Vous conviendrez que les platitudes des gouvernements n’aident guère à trouver des solutions aux problèmes concrets touchant la vie de tous les jours auxquels se trouvent confrontés les Autochtones. Par exemple, le gouvernement conservateur continue de contester la plainte historique relative au bien-être de l’enfance des Premières nations déposée par le partenaire national des TUAC Canada, soit la Société de soutien à l’enfance et à la famille des Premières Nations (SSEFPN), ainsi que par l’Assemblée des Premières nations (APN) auprès du Tribunal canadien des droits de la personne. En agissant ainsi, le gouvernement conservateur continue d’appuyer l’inadmissible notion voulant que les enfants des Premières nations devraient recevoir moins de financement  et moins de ressources pour le bien-être de l’enfance que les autres enfants. En fait, au lieu d’avoir un dialogue ouvert avec la SSEFPN et l’APN, certains fonctionnaires fédéraux, selon des documents déposés au Tribunal, auraient entrepris de surveiller la directrice exécutive de la SSEFPN, la Dre Cindy Blackstock, dans le but de recueillir des preuves pouvant renforcer l’idéologie du gouvernement. 

La réponse tardive du gouvernement à la Déclaration des Nations Unies sur les droits des peuples autochtones (DDPA) est un autre exemple de son hypocrisie face aux besoins urgents des peuples autochtones.

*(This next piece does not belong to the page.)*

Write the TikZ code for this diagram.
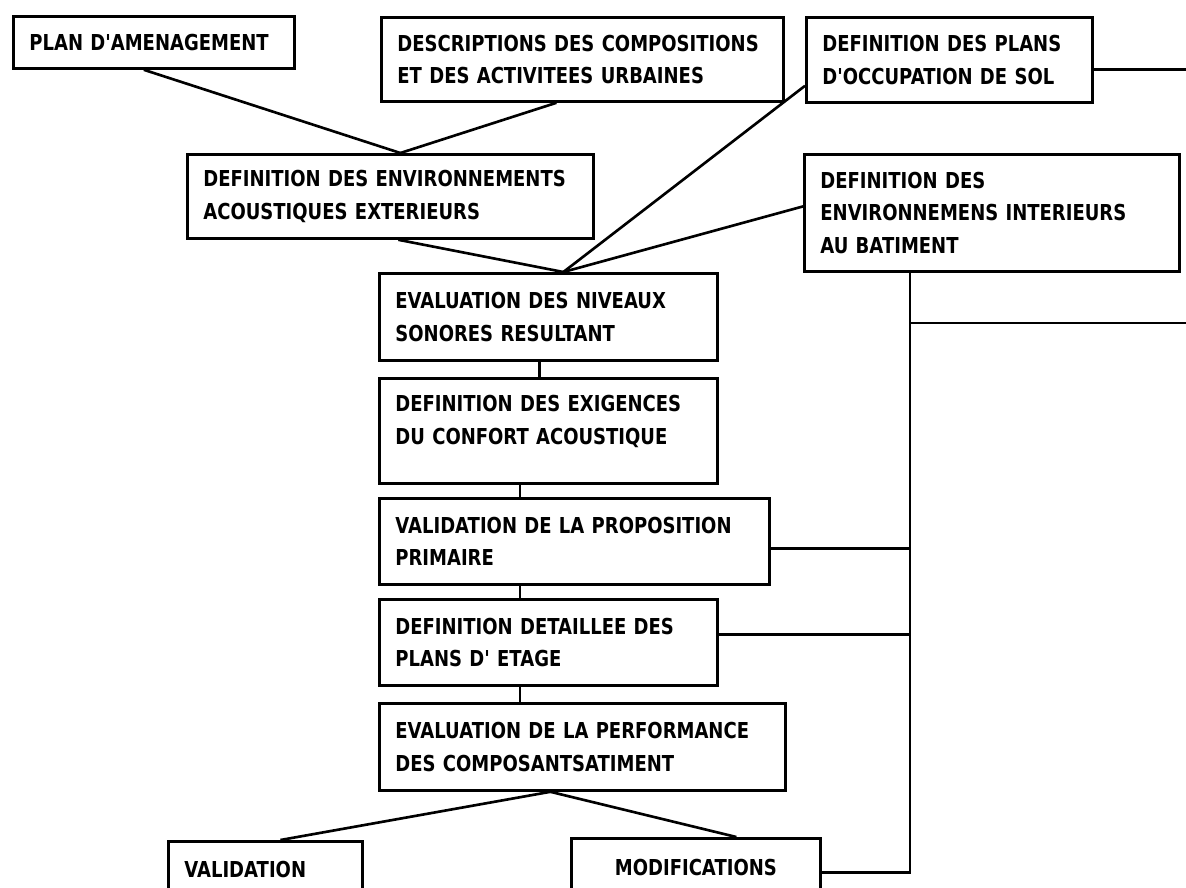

Selon l’APN, la DDPA « est une expression des droits fondamentaux des peuples autochtones du monde entier ». Elle a été adoptée par l’Assemblée générale des Nations Unies en 2007. Bien que le Canada ait activement contribué pendant plus de 20 ans à la rédaction de la Déclaration, le gouvernement fédéral a d’abord choisi de s’opposer à son adoption. Ce n’est qu’après que la situation eut semé la consternation dans l’opinion publique pendant plusieurs années que le gouvernement fédéral a fini par annoncer son intention d’appuyer la DDPA en 2010. Concrètement, le gouvernement fédéral n’a pas fait grand-chose pour donner vie à la DDPA au Canada et ne semble pas avoir l’intention de le faire.   

Au cours du mois de juin, je suis certain que les Canadiennes et Canadiennes entendront de votre part, et de la part d’autres politiciens conservateurs fédéraux, des discours sur le Mois de l’histoire autochtone faits pour les inspirer. Ils auront peut-être aussi l’occasion de lire des déclarations  se voulant visionnaires publiées par le gouvernement fédéral. Malheureusement, l’histoire nous apprend qu’il s’agit souvent de stratégie pour détourner l’attention de la répression continue des peuples autochtones au Canada. Par exemple, la tragédie des 1 200 femmes et filles autochtones portées disparues et assassinées est une crise nationale d’une envergure effroyable. Un groupe diversifié de communautés réclament depuis plusieurs années une enquête nationale sur cette catastrophe humaine qui continue de sévir. Alors que le gouvernement fait la sourde oreille à ces appels en faveur de la justice et du respect de la dignité humaine, le nombre de femmes et de filles disparues et assassinées continue de monter en flèche. Les cris des parents, des frères, des sœurs et des enfants qui parviennent sans cesse au gouvernement trouvent des oreilles apparemment sourdes, des esprits engourdis et des cœurs insensibles. En serait-il autrement si ces femmes et ces filles n’étaient pas des Autochtones?

Comme vous le savez certainement, les situations mentionnées ici ne sont qu’un aperçu de certaines  des doléances des peuples autochtones. Il n’est pas étonnant que, pas plus tard que le mois dernier, le Rapporteur spécial des Nations Unies sur les droits des peuples autochtones ait affirmé que la situation désespérée des peuples autochtones au Canada a « atteint des proportions de crise ».

Même s’il est trop tard pour beaucoup trop de victimes, je crois fermement dans un avenir plus brillant où nous pouvons tous être fiers d’une relation avec les Autochtones enracinée dans l’équité et le respect de l’auto-détermination. Avant qu’un autre Mois national de l’histoire autochtone ne soit passé, nous vous incitons à saisir l’occasion que vous offre votre fonction pour  établir avec les Autochtones une relation fondée sur le respect, la reconnaissance des droits autochtones et une sérieuse réconciliation. C’est ce que nous exigeons tous, et rien de moins.